▸ Supplied data

** begin **

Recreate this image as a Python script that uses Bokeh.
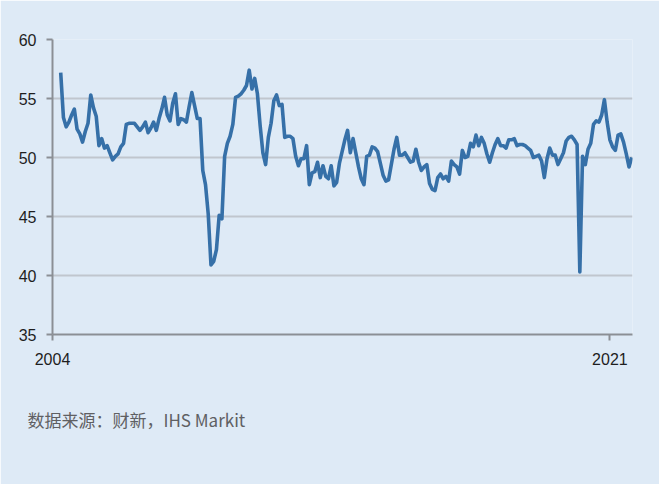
from bokeh.plotting import figure
from bokeh.models import FixedTicker, Title, Range1d, ColumnDataSource
from bokeh.embed import file_html
from bokeh.resources import INLINE

# Caixin China manufacturing PMI, monthly, Apr 2004 - Sep 2021
start_year = 2004
start_month = 4
pmi_2004 = [57.2, 53.4, 52.6, 53.0, 53.6, 54.1, 52.4, 52.0, 51.3]
pmi_2005 = [52.2, 52.9, 55.3, 54.2, 53.5, 51.0, 51.6, 50.8, 51.0, 50.4, 49.8, 50.1]
pmi_2006 = [50.3, 50.9, 51.2, 52.8, 52.9, 52.9, 52.9, 52.6, 52.3, 52.6, 53.0, 52.1]
pmi_2007 = [52.5, 53.0, 52.3, 53.3, 54.1, 55.1, 53.6, 53.1, 54.6, 55.4, 52.8, 53.3]
pmi_2008 = [53.2, 53.0, 54.3, 55.5, 54.4, 53.3, 53.3, 48.9, 47.7, 45.2, 40.9, 41.2]
pmi_2009 = [42.2, 45.1, 44.8, 50.1, 51.2, 51.8, 52.8, 55.1, 55.2, 55.4, 55.7, 56.1]
pmi_2010 = [57.4, 55.8, 56.7, 55.4, 52.7, 50.4, 49.4, 51.7, 52.9, 54.8, 55.3, 54.4]
pmi_2011 = [54.5, 51.7, 51.8, 51.8, 51.6, 50.1, 49.3, 49.9, 49.9, 51.0, 47.7, 48.7]
pmi_2012 = [48.8, 49.6, 48.3, 49.3, 48.4, 48.2, 49.3, 47.6, 47.9, 49.5, 50.5, 51.5]
pmi_2013 = [52.3, 50.4, 51.6, 50.4, 49.2, 48.2, 47.7, 50.1, 50.2, 50.9, 50.8, 50.5]
pmi_2014 = [49.5, 48.5, 48.0, 48.1, 49.4, 50.7, 51.7, 50.2, 50.2, 50.4, 50.0, 49.6]
pmi_2015 = [49.7, 50.7, 49.6, 48.9, 49.2, 49.4, 47.8, 47.3, 47.2, 48.3, 48.6, 48.2]
pmi_2016 = [48.4, 48.0, 49.7, 49.4, 49.2, 48.6, 50.6, 50.0, 50.1, 51.2, 50.9, 51.9]
pmi_2017 = [51.0, 51.7, 51.2, 50.3, 49.6, 50.4, 51.1, 51.6, 51.0, 51.0, 50.8, 51.5]
pmi_2018 = [51.5, 51.6, 51.0, 51.1, 51.1, 51.0, 50.8, 50.6, 50.0, 50.1, 50.2, 49.7]
pmi_2019 = [48.3, 49.9, 50.8, 50.2, 50.2, 49.4, 49.9, 50.4, 51.4, 51.7, 51.8, 51.5]
pmi_2020 = [51.1, 40.3, 50.1, 49.4, 50.7, 51.2, 52.8, 53.1, 53.0, 53.6, 54.9, 53.0]
pmi_2021 = [51.5, 50.9, 50.6, 51.9, 52.0, 51.3, 50.3, 49.2, 50.0]

y_ticks = [35, 40, 45, 50, 55, 60]
x_ticks = [2004, 2021]
x_tick_labels = ["2004", "2021"]
source_text = "数据来源：财新，IHS Markit"

values = (pmi_2004 + pmi_2005 + pmi_2006 + pmi_2007 + pmi_2008 + pmi_2009 +
          pmi_2010 + pmi_2011 + pmi_2012 + pmi_2013 + pmi_2014 + pmi_2015 +
          pmi_2016 + pmi_2017 + pmi_2018 + pmi_2019 + pmi_2020 + pmi_2021)
dates = []
for i in range(len(values)):
    m = start_month - 1 + i
    dates.append(start_year + m // 12 + (m % 12) / 12.0)

BG = "#deeaf6"
LINE = "#3670a8"
GRID = "#c0c6ce"
AXIS = "#8b8f95"
FONT = "Liberation Sans"

W, H = 659, 484
p = figure(width=W, height=H, output_backend="svg", toolbar_location=None,
           x_range=Range1d(2004, 2021.69), y_range=Range1d(35, 60),
           min_border_left=52, min_border_right=27, min_border_top=39,
           min_border_bottom=150)
p.background_fill_color = BG
p.border_fill_color = BG
p.outline_line_color = None

src = ColumnDataSource(dict(x=dates, y=values))
p.line("x", "y", source=src, line_color=LINE, line_width=3.6, line_join="round")

p.xgrid.grid_line_color = None
p.ygrid.grid_line_color = GRID
p.ygrid.grid_line_width = 2
p.ygrid.ticker = FixedTicker(ticks=y_ticks[1:])

p.yaxis.ticker = FixedTicker(ticks=y_ticks)
p.xaxis.ticker = FixedTicker(ticks=x_ticks)
p.xaxis.major_label_overrides = {t: l for t, l in zip(x_ticks, x_tick_labels)}
for ax in (p.xaxis, p.yaxis):
    ax.axis_line_color = AXIS
    ax.axis_line_width = 2
    ax.major_tick_line_color = AXIS
    ax.major_tick_line_width = 2
    ax.major_tick_out = 6
    ax.major_tick_in = 0
    ax.minor_tick_line_color = None
    ax.major_label_text_font = FONT
    ax.major_label_text_font_size = "16px"
    ax.major_label_text_color = "#1e1e1e"
p.yaxis.major_label_standoff = 10
p.xaxis.major_label_standoff = 12

p.add_layout(Title(text=source_text, align="left", offset=-25, standoff=75,
                   text_font="Noto Sans CJK SC", text_font_size="17px",
                   text_font_style="normal", text_color="#5f6063"), "below")

open("out.html", "w").write(file_html(p, INLINE))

** end **

▸ What you need to do
Restate, line by line and word for word, everything from the top of the material through the line that contains "from bokeh.resources import INLINE". Leave pictures out.

▸ Solution for this task
Recreate this image as a Python script that uses Bokeh.
from bokeh.plotting import figure
from bokeh.models import FixedTicker, Title, Range1d, ColumnDataSource
from bokeh.embed import file_html
from bokeh.resources import INLINE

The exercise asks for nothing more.